» Goal of the exercise
Stop after the line with "plt.rcParams['font.family'] = ['Lato', 'Noto": repeat exactly every line before it, beginning with the first, and that line itself.

[Dataset rows]
"""

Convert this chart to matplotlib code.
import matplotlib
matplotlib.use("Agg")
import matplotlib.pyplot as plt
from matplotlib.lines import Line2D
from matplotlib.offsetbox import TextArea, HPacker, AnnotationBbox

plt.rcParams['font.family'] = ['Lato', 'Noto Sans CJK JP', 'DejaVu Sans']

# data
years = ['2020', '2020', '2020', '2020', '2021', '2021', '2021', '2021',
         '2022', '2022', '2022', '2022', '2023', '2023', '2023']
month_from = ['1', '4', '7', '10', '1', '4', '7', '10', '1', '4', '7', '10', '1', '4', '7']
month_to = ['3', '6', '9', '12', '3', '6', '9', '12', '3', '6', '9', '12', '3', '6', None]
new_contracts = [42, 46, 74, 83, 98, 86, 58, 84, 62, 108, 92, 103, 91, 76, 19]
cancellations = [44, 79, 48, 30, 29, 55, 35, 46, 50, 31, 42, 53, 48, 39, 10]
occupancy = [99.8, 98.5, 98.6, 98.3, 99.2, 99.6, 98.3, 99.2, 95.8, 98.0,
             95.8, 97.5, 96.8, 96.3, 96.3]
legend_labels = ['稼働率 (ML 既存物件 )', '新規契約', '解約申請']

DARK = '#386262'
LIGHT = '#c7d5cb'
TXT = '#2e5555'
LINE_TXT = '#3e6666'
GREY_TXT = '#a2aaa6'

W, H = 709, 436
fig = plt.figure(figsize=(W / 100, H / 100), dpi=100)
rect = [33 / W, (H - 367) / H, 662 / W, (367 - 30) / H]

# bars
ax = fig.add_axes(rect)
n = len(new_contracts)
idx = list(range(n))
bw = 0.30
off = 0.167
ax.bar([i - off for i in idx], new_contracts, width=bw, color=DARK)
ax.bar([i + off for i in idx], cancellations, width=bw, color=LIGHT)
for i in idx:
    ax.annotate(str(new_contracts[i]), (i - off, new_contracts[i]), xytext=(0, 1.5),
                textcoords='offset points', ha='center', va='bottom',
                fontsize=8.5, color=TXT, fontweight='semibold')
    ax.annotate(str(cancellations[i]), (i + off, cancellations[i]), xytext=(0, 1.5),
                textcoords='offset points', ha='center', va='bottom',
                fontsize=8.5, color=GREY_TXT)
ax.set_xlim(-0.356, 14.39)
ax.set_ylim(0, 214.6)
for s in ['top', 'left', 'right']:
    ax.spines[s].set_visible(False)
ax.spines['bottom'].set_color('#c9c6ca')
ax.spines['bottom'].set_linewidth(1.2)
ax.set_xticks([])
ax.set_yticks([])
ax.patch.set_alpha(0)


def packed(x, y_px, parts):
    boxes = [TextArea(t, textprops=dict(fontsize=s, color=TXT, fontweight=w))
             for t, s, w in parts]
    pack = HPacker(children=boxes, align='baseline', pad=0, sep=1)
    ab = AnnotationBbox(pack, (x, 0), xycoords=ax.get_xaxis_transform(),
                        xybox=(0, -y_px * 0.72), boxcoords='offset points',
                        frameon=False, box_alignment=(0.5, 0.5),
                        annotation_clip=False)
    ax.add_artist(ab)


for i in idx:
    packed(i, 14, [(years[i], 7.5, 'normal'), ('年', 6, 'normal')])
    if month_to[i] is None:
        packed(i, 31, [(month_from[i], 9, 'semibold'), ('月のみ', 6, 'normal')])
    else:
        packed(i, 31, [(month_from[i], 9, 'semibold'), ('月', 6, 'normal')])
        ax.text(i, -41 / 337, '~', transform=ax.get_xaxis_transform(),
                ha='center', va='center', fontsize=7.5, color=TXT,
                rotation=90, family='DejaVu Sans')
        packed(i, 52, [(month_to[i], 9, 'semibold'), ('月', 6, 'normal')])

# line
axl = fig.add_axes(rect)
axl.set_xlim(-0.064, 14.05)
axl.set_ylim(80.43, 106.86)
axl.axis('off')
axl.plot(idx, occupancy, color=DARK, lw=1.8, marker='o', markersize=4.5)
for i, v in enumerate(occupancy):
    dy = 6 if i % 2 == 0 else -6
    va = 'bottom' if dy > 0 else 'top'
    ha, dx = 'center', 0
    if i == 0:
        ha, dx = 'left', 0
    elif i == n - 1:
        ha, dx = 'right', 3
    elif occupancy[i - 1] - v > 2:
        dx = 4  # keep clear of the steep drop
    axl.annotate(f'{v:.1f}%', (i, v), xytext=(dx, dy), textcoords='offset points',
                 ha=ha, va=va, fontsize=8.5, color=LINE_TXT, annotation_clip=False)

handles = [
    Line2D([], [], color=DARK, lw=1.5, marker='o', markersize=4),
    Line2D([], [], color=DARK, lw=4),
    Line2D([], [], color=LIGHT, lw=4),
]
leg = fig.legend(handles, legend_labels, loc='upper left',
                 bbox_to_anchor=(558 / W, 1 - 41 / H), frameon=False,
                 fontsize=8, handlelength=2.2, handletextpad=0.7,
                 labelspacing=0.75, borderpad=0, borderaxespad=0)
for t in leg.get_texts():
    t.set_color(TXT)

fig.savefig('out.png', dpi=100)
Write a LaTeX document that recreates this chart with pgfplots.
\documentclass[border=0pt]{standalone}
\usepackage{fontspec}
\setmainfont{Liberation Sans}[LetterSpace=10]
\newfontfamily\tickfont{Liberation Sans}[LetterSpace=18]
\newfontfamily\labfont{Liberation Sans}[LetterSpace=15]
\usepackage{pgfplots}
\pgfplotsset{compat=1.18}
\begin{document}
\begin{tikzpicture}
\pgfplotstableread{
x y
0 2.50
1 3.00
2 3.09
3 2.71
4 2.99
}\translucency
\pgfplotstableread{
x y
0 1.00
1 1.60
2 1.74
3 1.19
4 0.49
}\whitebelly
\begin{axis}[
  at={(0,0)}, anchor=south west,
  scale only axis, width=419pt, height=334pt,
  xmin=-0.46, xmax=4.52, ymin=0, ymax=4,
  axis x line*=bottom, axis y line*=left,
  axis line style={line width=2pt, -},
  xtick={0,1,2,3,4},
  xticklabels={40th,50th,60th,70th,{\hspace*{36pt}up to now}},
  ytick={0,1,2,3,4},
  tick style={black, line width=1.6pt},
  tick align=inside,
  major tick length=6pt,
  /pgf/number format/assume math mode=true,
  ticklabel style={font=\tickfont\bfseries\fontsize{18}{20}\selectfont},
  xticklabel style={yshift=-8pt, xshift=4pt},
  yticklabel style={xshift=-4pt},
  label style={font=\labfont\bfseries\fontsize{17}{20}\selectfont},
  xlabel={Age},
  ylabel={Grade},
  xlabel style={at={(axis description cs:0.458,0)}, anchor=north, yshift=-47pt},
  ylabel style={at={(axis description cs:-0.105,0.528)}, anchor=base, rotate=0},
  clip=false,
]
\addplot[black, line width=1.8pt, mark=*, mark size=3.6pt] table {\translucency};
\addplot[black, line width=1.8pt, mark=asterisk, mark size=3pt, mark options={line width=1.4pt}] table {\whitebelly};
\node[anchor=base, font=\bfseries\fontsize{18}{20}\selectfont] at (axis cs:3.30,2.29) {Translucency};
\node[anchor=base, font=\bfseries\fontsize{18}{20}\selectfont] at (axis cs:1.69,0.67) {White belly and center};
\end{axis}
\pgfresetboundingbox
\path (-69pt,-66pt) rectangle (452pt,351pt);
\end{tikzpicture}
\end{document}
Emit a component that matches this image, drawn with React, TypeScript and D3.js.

"""

» Result
Convert this chart to matplotlib code.
import matplotlib
matplotlib.use("Agg")
import matplotlib.pyplot as plt
from matplotlib.lines import Line2D
from matplotlib.offsetbox import TextArea, HPacker, AnnotationBbox

plt.rcParams['font.family'] = ['Lato', 'Noto Sans CJK JP', 'DejaVu Sans']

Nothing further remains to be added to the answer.